I liked the topping for this vegetable and will probably use it in other
recipes. Perhaps nutritional yeast could be used instead of the FF parmesan.
This was one of many vegetables we had on Thanksgiving Day.
Kathleen
* Exported from MasterCook *
Creamy Corn And Spinach
Recipe By : Lean and Luscious and Meatless, adapted
Serving Size : 6 Preparation Time :0:00
Categories : Side Dishes Vegetables
Amount Measure Ingredient -- Preparation Method
-------- ------------ --------------------------------
2 teaspoons favorite saute liquid
1 cup chopped onions
16 ounces canned cream-style corn
10 ounces thawed frozen spinach -- drained well
salt -- to taste
1/4 teaspoon pepper
***TOPPING***
2 tablespoons wheat germ
2 tablespoons grated FF Parmesan cheese
Adapted to be fatfree.
You won't believe the wonderful, delicate flavor of this unusual
combination. We serve it as a side dish and use the leftovers for a quick,
hot lunch: just spread on toast and broil until hot and bubbly.
Preheat oven to 375F.
Lightly oil a 1-quart baking dish or spray with a nonstick cooking spray.
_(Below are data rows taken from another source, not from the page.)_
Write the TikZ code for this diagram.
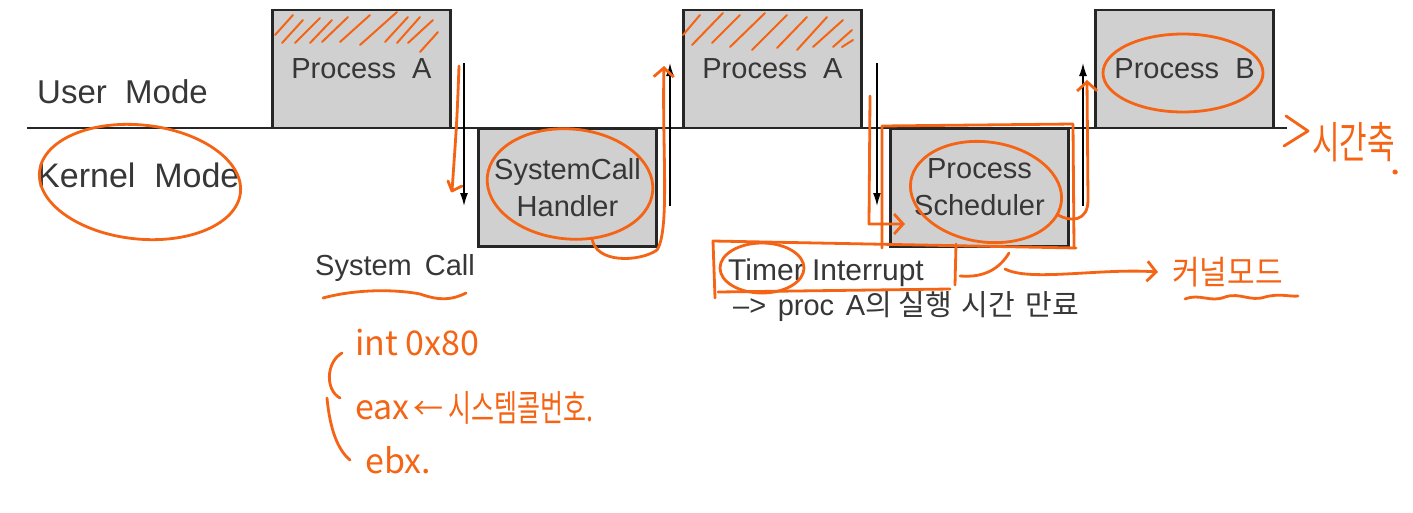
\documentclass[tikz,border=0pt]{standalone}
\usepackage{fontspec}
\setmainfont{Liberation Sans}
\newfontfamily\kr{Noto Sans CJK KR}
\usetikzlibrary{arrows.meta}
\definecolor{pen}{RGB}{245,100,20}
\definecolor{boxfill}{RGB}{208,208,208}
\definecolor{ink}{RGB}{55,55,55}
\begin{document}
\begin{tikzpicture}[x=1pt,y=-1pt,
  procbox/.style={draw=black!85, line width=2.6pt, fill=boxfill, inner sep=0pt, outer sep=0pt,
    minimum width=178pt, minimum height=118pt, align=center, text=ink, font=\fontsize{29}{37}\selectfont},
  lbl/.style={text=ink, inner sep=0pt, anchor=base west},
  flow/.style={line width=1.4pt, -{Latex[length=13pt,width=8pt]}},
  pen/.style={draw=pen, line width=2.8pt, line cap=round, line join=round},
  barb/.style={-{Straight Barb[length=9pt,width=20pt]}},
  hand/.style={text=pen, inner sep=0pt, font=\kr\fontsize{30}{36}\selectfont}]
\useasboundingbox (0,0) rectangle (1413,512);
\fill[white] (0,0) rectangle (1413,512);

% time axis
\coordinate (axL) at (27,128);
\coordinate (axR) at (1287,128);
\draw[line width=2.8pt, black!85] (axL) -- (axR);

% boxes
\node[procbox] (pa1) at (361.5,69) {Process\ \ A};
\node[procbox] (sch) at (567.5,187.5) {SystemCall\\Handler};
\node[procbox] (pa2) at (772.5,69) {Process\ \ A};
\node[procbox] (psch) at (979.5,187.5) {Process\\Scheduler};
\node[procbox] (pb) at (1184.5,69) {Process\ \ B};

% hatching in Process A boxes
\foreach \a/\b/\c/\d in {275/35/293/15, 282/43/303/20, 295/43/320/18, 310/43/332/20, 322/42/348/17,
  340/42/370/15, 360/45/397/12, 385/42/408/17, 397/43/420/17, 408/43/433/20, 420/52/438/32}
  \draw[pen, line width=2pt] (\a,\b) -- (\c,\d);
\foreach \a/\b/\c/\d in {683/35/700/15, 692/45/723/13, 712/43/740/15, 730/47/765/13, 752/50/787/15,
  777/48/807/17, 797/50/827/17, 813/47/843/20, 833/47/852/30, 842/47/853/40}
  \draw[pen, line width=2pt] (\a,\b) -- (\c,\d);

% labels
\node[lbl, font=\fontsize{33}{38}\selectfont] (um) at (37,103) {User\ \ Mode};
\node[lbl, font=\fontsize{34}{38}\selectfont] (km) at (37,187) {Kernel\ \ Mode};
\node[lbl, font=\fontsize{29}{36}\selectfont] (sc) at (315,275) {System\hspace{0.45em}Call};
\node[lbl, font=\fontsize{30}{36}\selectfont] (ti) at (728,280) {Timer\ Interrupt};
\node[lbl, font=\fontsize{29}{36}\selectfont] (pr) at (733,315) {–>\hspace{0.4em}proc\hspace{0.4em}A{\kr 의\ 실행\hspace{0.35em}시간\hspace{0.35em}만료}};

% black mode-switch arrows
\coordinate (d1s) at (464,63); \coordinate (d1e) at (464,206);
\coordinate (u1s) at (670,206); \coordinate (u1e) at (670,63);
\coordinate (d2s) at (877,63); \coordinate (d2e) at (877,206);
\coordinate (u2s) at (1083,206); \coordinate (u2e) at (1083,63);
\draw[flow] (d1s) -- (d1e);
\draw[flow] (u1s) -- (u1e);
\draw[flow] (d2s) -- (d2e);
\draw[flow] (u2s) -- (u2e);

% orange annotations
\draw[pen, rotate around={-6:(140,182)}] (140,182) ellipse [x radius=101, y radius=57];
\draw[pen, rotate around={-5:(570,184)}] (570,184) ellipse [x radius=83, y radius=55];
\draw[pen, rotate around={-8:(986,192)}] (986,192) ellipse [x radius=76, y radius=50];
\draw[pen] (1183,73) ellipse [x radius=80, y radius=39];
\draw[pen] (762,268) ellipse [x radius=42, y radius=25];

\draw[pen] (459,66) .. controls (457,120) .. (452,191) -- (462,186);
\draw[pen] (448,181) -- (452,191);
\draw[pen, barb] (592,238) .. controls (595,264) and (640,262) .. (657,250) .. controls (670,230) and (662,150) .. (664,66);
\draw[pen, barb] (870,96) -- (869,224) -- (905,224);
\draw[pen] (882,248) -- (882,126) -- (1073,124) -- (1074,248);
\draw[pen] (715,298) -- (713,241) -- (1076,248);
\draw[pen] (718,292) -- (950,289);
\draw[pen] (956,244) -- (955,285);
\draw[pen] (960,276) .. controls (985,278) and (1000,268) .. (1009,253);
\draw[pen, barb] (1058,215) .. controls (1070,222) and (1088,222) .. (1088,200) -- (1087,80);

\coordinate (kmA) at (1005,269);
\node[hand, anchor=west, font=\kr\fontsize{30}{36}\selectfont] (kmode) at (1172,272) {\scalebox{1}[1.1]{커널모드}};
\draw[pen, barb] (kmA) .. controls (1030,282) and (1100,268) .. ([xshift=-14pt]kmode.west);
\draw[pen] (1185,299) .. controls (1200,293) and (1210,303) .. (1225,297) .. controls (1240,292) and (1250,302) .. (1265,297) .. controls (1280,293) and (1290,297) .. (1298,296);

% time axis label
\draw[pen] (1286,116) -- (1308,131) -- (1284,146);
\node[hand, anchor=west] (tax) at (1312,142) {\scalebox{1}[1.45]{시간축}};
\fill[pen] (1395,172) circle (1.5);

% system call notes
\draw[pen] (323,298) .. controls (360,288) and (400,290) .. (420,294) .. controls (440,301) and (452,300) .. (466,293);
\draw[pen] (342,353) .. controls (326,362) and (325,390) .. (340,398);
\draw[pen] (327,398) .. controls (330,430) and (338,450) .. (350,460);
\node[hand, anchor=west, font=\kr\fontsize{34}{40}\selectfont] (int) at (355,343) {int\ 0x80};
\node[hand, anchor=west, font=\kr\fontsize{34}{40}\selectfont] (eax) at (355,410) {eax};
\node[hand, anchor=west, font=\kr\fontsize{30}{36}\selectfont] (larr) at (413,410) {←};
\node[hand, anchor=west, font=\kr\fontsize{25}{30}\selectfont] (scn) at (448,408) {\scalebox{1}[1.45]{시스템콜번호.}};
\node[hand, anchor=west, font=\kr\fontsize{34}{40}\selectfont] (ebx) at (365,460) {ebx.};
\end{tikzpicture}
\end{document}
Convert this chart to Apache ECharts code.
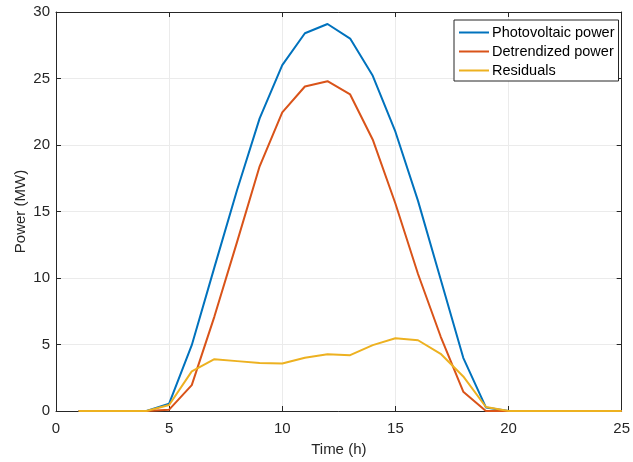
<!DOCTYPE html>
<html>
<head>
<meta charset="utf-8">
<script src="https://cdn.jsdelivr.net/npm/echarts@6/dist/echarts.min.js"></script>
<style>html,body{margin:0;padding:0;background:#fff}#c{width:633px;height:462px}</style>
</head>
<body>
<div id="c"></div>
<script>
var hours = [1,2,3,4,5,6,7,8,9,10,11,12,13,14,15,16,17,18,19,20,21,22,23,24,25];
var pvPower = [0,0,0,0,0.55,4.95,10.8,16.6,22.0,26.0,28.4,29.1,28.0,25.2,21.0,15.8,9.9,4.0,0.27,0,0,0,0,0,0];
var detrended = [0,0,0,0,0.1,1.95,7.1,12.7,18.4,22.45,24.4,24.8,23.8,20.4,15.6,10.3,5.6,1.45,0,0,0,0,0,0,0];
var residuals = [0,0,0,0,0.45,2.98,3.9,3.75,3.6,3.57,4.0,4.27,4.2,4.95,5.47,5.32,4.3,2.6,0.3,0,0,0,0,0,0];
var seriesNames = ['Photovoltaic power','Detrendized power','Residuals'];
var xTitle = 'Time (h)';
var yTitle = 'Power (MW)';

function pairs(ys){ return hours.map(function(h,i){ return [h, ys[i]]; }); }

var axisCol = '#262626';
var font = 'Liberation Sans, Arial, Helvetica, sans-serif';
var chart = echarts.init(document.getElementById('c'), null, {renderer:'canvas'});
var colors = ['#0072BD','#D95319','#EDB120'];
var datas = [pvPower, detrended, residuals];

chart.setOption({
  animation:false,
  grid:{left:56, right:8, top:12, bottom:50, containLabel:false},
  legend:{
    orient:'vertical', left:454, top:20,
    padding:[5,4,3,4], itemGap:4, itemWidth:30, itemHeight:14,
    backgroundColor:'#fff', borderColor:axisCol, borderWidth:1, borderRadius:0,
    itemStyle:{opacity:0},
    textStyle:{fontFamily:font, fontSize:14.5, color:'#000', padding:[0,0,0,-2]},
    data:seriesNames
  },
  xAxis:[{
    type:'value', min:0, max:25, interval:5,
    name:xTitle, nameLocation:'middle', nameGap:31, nameMoveOverlap:false,
    nameTextStyle:{fontFamily:font, fontSize:15, color:axisCol},
    axisLine:{show:true, onZero:false, lineStyle:{color:axisCol, width:1}},
    axisTick:{show:true, inside:true, length:5, lineStyle:{color:axisCol}},
    axisLabel:{fontFamily:font, fontSize:15, color:axisCol, margin:10},
    splitLine:{show:true, lineStyle:{color:'#ebebeb', width:1}}
  },{
    type:'value', min:0, max:25, interval:5, position:'top',
    axisLine:{show:true, onZero:false, lineStyle:{color:axisCol, width:1}},
    axisTick:{show:true, inside:true, length:5, lineStyle:{color:axisCol}},
    axisLabel:{show:false}, splitLine:{show:false}
  }],
  yAxis:[{
    type:'value', min:0, max:30, interval:5,
    name:yTitle, nameLocation:'middle', nameGap:28, nameMoveOverlap:false,
    nameTextStyle:{fontFamily:font, fontSize:15, color:axisCol},
    axisLine:{show:true, onZero:false, lineStyle:{color:axisCol, width:1}},
    axisTick:{show:true, inside:true, length:5, lineStyle:{color:axisCol}},
    axisLabel:{fontFamily:font, fontSize:15, color:axisCol, margin:6},
    splitLine:{show:true, lineStyle:{color:'#ebebeb', width:1}}
  },{
    type:'value', min:0, max:30, interval:5, position:'right',
    axisLine:{show:true, onZero:false, lineStyle:{color:axisCol, width:1}},
    axisTick:{show:true, inside:true, length:5, lineStyle:{color:axisCol}},
    axisLabel:{show:false}, splitLine:{show:false}
  }],
  series: seriesNames.map(function(n,i){
    return {
      name:n, type:'line', data:pairs(datas[i]),
      xAxisIndex:0, yAxisIndex:0,
      symbol:'none', showSymbol:false,
      color:colors[i],
      lineStyle:{color:colors[i], width:2},
      z:2+i
    };
  })
});
</script>
</body>
</html>
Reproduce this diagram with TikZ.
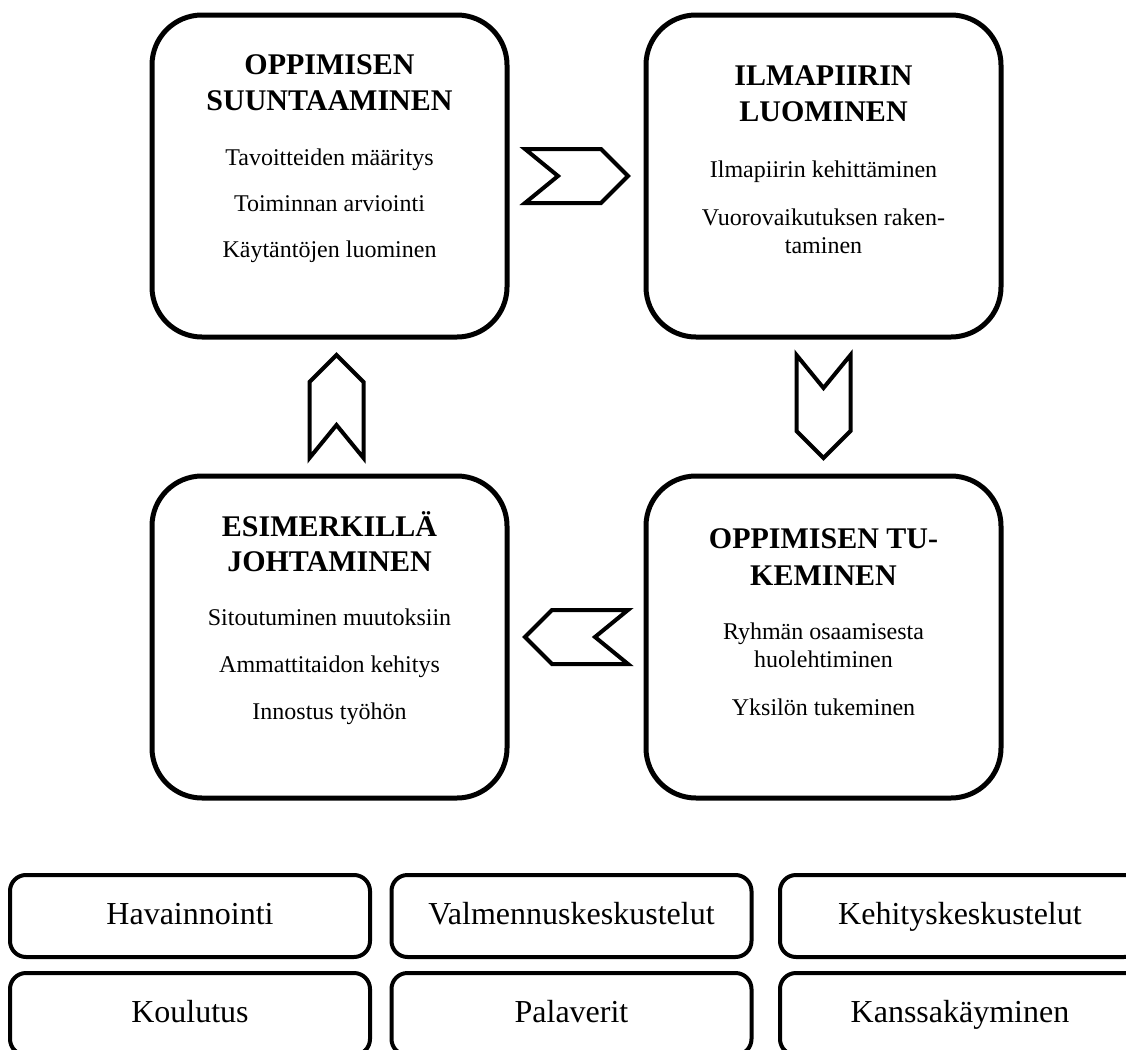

Heat saute liquid in a medium nonstick skillet over medium heat. Add
onions and cook, stirring frequently, until onions are lightly browned and
edges begin to crisp, about 10 minutes. Add small amounts of water if
necessary to prevent sticking.
Place browned onions in a large bowl. Add corn, spinach, salt, and pepper.
Mix well. Spoon into prepared baking dish.
Combine wheat germ and Parmesan cheese and sprinkle evenly over casserole.
Bake uncovered at 375F for 30 minutes.
Each serving provides: 111 calories, 4g protein, 3g fat, 19g carbohydrate,
297mg sodium, and 1mg cholesterol. 1 vegetable serving, 1/2 fat serving,
1/2 bread serving, 32 additional calories.